Since the suits were filed last July, Crocs has settled with other individual parties, including Cape Robbin Inc, Fullbeauty Brands Inc., Yoki Fashion International LLC, Shoe-Nami Inc., PW Shoes Inc. and Loeffler Randall Inc., according to court filings.
A Crocs spokesperson said in a statement that the company was “pleased to have amicably resolved the matter” and declined to comment on any ongoing litigation with other parties.
“We can confirm that Crocs will continue to aggressively protect its trademarks and other intellectual property rights in the Crocs brand,” the spokesperson said. “We will not tolerate the infringement of our rights or those who try to free ride on the investments we have made in our brand.”
These suits, which were initially filed across several U.S. District Courts, are certainly not Crocs’ first legal battles. Recognized for its lightweight clogs, Crocs, which was named FN’s 2020 Brand of the Year, has actively sought to protect against alleged copycats.

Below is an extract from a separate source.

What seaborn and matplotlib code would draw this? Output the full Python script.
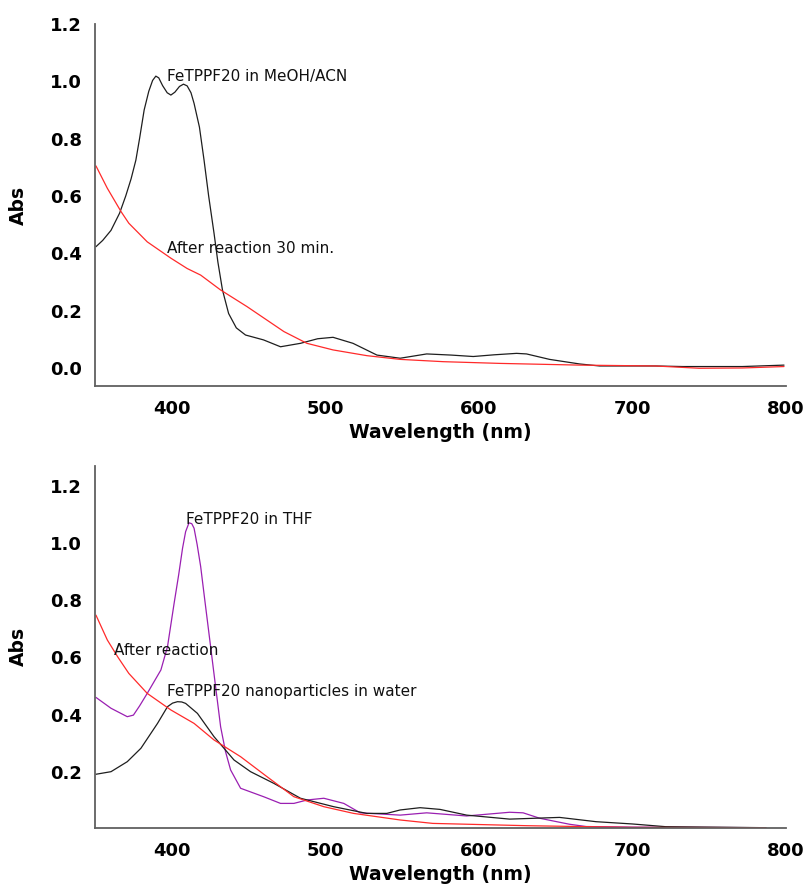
import numpy as np
import pandas as pd
import matplotlib
matplotlib.use("Agg")
import matplotlib.pyplot as plt
import seaborn as sns

# ---------------- data ----------------
# Top panel
top_fe_x = [350.6, 355, 360.4, 366, 370, 373.5, 376.6, 379, 382, 385, 387.5, 389.6, 391.5, 394,
            397, 399.4, 402, 405, 407.6, 410, 412.5, 414.5, 418, 421, 424, 427.5, 430, 433, 437,
            442, 448, 459.7, 470.8, 483.8, 495, 505, 518, 533.6, 548.7, 566, 582, 596.3, 610,
            624.5, 631, 646, 665.6, 678.6, 715, 732.7, 771.6, 798.7]
top_fe_y = [0.423, 0.445, 0.48, 0.54, 0.60, 0.66, 0.725, 0.80, 0.90, 0.965, 1.003, 1.018, 1.012, 0.985,
            0.96, 0.952, 0.962, 0.982, 0.99, 0.984, 0.96, 0.923, 0.84, 0.725, 0.60, 0.47, 0.37, 0.272,
            0.19, 0.14, 0.115, 0.098, 0.074, 0.086, 0.102, 0.107, 0.086, 0.045, 0.034, 0.049, 0.045,
            0.040, 0.046, 0.051, 0.049, 0.030, 0.014, 0.007, 0.007, 0.005, 0.005, 0.010]

top_rx_x = [350.6, 358, 367, 372, 384, 399.4, 410, 418.8, 431.8, 449, 473, 488, 505, 527,
            548.7, 576.8, 613.6, 665.6, 715, 743.5, 771.6, 798.7]
top_rx_y = [0.705, 0.627, 0.545, 0.505, 0.44, 0.383, 0.347, 0.324, 0.272, 0.214, 0.127, 0.086,
            0.063, 0.043, 0.030, 0.022, 0.016, 0.010, 0.007, -0.001, 0.0, 0.005]

# Bottom panel
thf_x = [350.6, 360.4, 371, 375, 379, 384, 392.9, 397.2, 401.5, 404.5, 407, 409, 411.2, 413,
         414.5, 416.5, 418.8, 421.5, 424.2, 428, 431.8, 435, 438.3, 444.8, 460, 470.8, 479.5,
         488.2, 499, 512, 522.7, 548.7, 566, 592, 620, 628.8, 639.6, 659, 669.9, 700, 740, 786.8]
thf_y = [0.46, 0.422, 0.3925, 0.398, 0.43, 0.474, 0.556, 0.6375, 0.789, 0.89, 0.982, 1.04, 1.071, 1.068,
         1.052, 0.995, 0.918, 0.80, 0.684, 0.52, 0.357, 0.27, 0.206, 0.142, 0.112, 0.089, 0.089,
         0.101, 0.107, 0.089, 0.056, 0.048, 0.056, 0.045, 0.058, 0.056, 0.037, 0.016, 0.008, 0.006,
         0.005, 0.004]

nano_x = [350.6, 360.4, 371, 379.9, 390.7, 397.2, 400.5, 403.7, 406.5, 409, 416.7, 427.5, 440.5,
          451.3, 466.5, 483.8, 505.4, 527, 540, 548.7, 561.7, 574.7, 592, 620, 652.5, 676.3, 700,
          721.6, 786.8]
nano_y = [0.191, 0.20, 0.235, 0.282, 0.369, 0.4275, 0.44, 0.445, 0.444, 0.439, 0.404, 0.3225, 0.241,
          0.20, 0.159, 0.107, 0.0775, 0.054, 0.054, 0.066, 0.074, 0.068, 0.048, 0.034, 0.040, 0.025,
          0.017, 0.0075, 0.004]

rx_x = [350.6, 358, 365, 372, 384, 399.4, 414.5, 427.5, 444.8, 462, 479.5, 499, 518.4, 548.7, 570,
        631, 700, 786.8]
rx_y = [0.748, 0.661, 0.60, 0.544, 0.474, 0.416, 0.369, 0.311, 0.2525, 0.1825, 0.1125, 0.0775, 0.054,
        0.031, 0.019, 0.011, 0.005, 0.004]

y_ticks = [0.0, 0.2, 0.4, 0.6, 0.8, 1.0, 1.2]
y_ticks_bottom = [0.2, 0.4, 0.6, 0.8, 1.0, 1.2]
x_ticks = [400, 500, 600, 700, 800]

# ---------------- figure ----------------
sns.set_style("white")
plt.rcParams['font.family'] = ['DejaVu Sans']

fig = plt.figure(figsize=(8.08, 8.84), dpi=100)
ax1 = fig.add_axes([0.1176, 0.5633, 0.8552, 0.4096])
ax2 = fig.add_axes([0.1176, 0.0637, 0.8552, 0.4092])

BLACK = '#1e1e1e'
RED = '#ff2a2a'
PURPLE = '#9a1fb2'
SPINE = '#606060'

sns.lineplot(x=top_fe_x, y=top_fe_y, ax=ax1, color=BLACK, lw=0.9, sort=False)
sns.lineplot(x=top_rx_x, y=top_rx_y, ax=ax1, color=RED, lw=0.9, sort=False)

sns.lineplot(x=thf_x, y=thf_y, ax=ax2, color=PURPLE, lw=0.9, sort=False)
sns.lineplot(x=nano_x, y=nano_y, ax=ax2, color=BLACK, lw=0.9, sort=False)
sns.lineplot(x=rx_x, y=rx_y, ax=ax2, color=RED, lw=0.9, sort=False)

ax1.set_xlim(350, 800)
ax1.set_ylim(-0.063, 1.2)
ax2.set_xlim(350, 800)
ax2.set_ylim(0.004, 1.27)

ax1.set_yticks(y_ticks)
ax2.set_yticks(y_ticks_bottom)

for ax in (ax1, ax2):
    ax.set_xticks(x_ticks)
    ax.set_yticklabels([f"{v:.1f}" for v in ax.get_yticks()])
    sns.despine(ax=ax, top=True, right=True)
    for s in ('left', 'bottom'):
        ax.spines[s].set_color(SPINE)
        ax.spines[s].set_linewidth(1.3)
    ax.tick_params(axis='y', direction='out', length=7.2, width=1.0, color=SPINE,
                   pad=2, labelsize=13, labelcolor='black')
    ax.tick_params(axis='x', direction='out', length=5, width=1.0, color=SPINE,
                   pad=5, labelsize=13, labelcolor='black')
    for lab in ax.get_xticklabels() + ax.get_yticklabels():
        lab.set_fontweight('bold')
    ax.set_xlabel("Wavelength (nm)", fontsize=13.5, fontweight='bold', color='black')
    ax.set_ylabel("Abs", fontsize=13.5, fontweight='bold', color='black')
    ax.yaxis.set_label_coords(-0.097, 0.5)
    ax.xaxis.set_label_coords(0.5, -0.102)
    ax.patch.set_alpha(0)

TXT = '#111111'
ax1.text(396.9, 1.018, "FeTPPF20 in MeOH/ACN", fontsize=11, color=TXT, va='center', ha='left')
ax1.text(397.1, 0.417, "After reaction 30 min.", fontsize=11, color=TXT, va='center', ha='left')
ax2.text(409.3, 1.083, "FeTPPF20 in THF", fontsize=11, color=TXT, va='center', ha='left')
ax2.text(362.4, 0.6225, "After reaction", fontsize=11, color=TXT, va='center', ha='left')
ax2.text(397.1, 0.48, "FeTPPF20 nanoparticles in water", fontsize=11, color=TXT, va='center', ha='left')

fig.savefig("out.png", dpi=100, facecolor='white')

In June 2021, Crocs filed a complaint to the United States International Trade Commission (USITC) requesting an investigation into the unlawful import and sale of allegedly infringing footwear.
The brand also achieved a long-sought victory in September 2019, when the U.S. Patent and Trademark Office’s Patent Trial and Appeal Board held that the design patent for the Classic Crocs clog was valid. The patent had previously been rejected three times by the USPTO after a dispute was filed by one of Crocs’ competitors, USA Dawgs.
In June, Crocs filed a suit against Daiso, a popular Japanese dollar store with locations throughout the U.S., accusing it of copying its designs.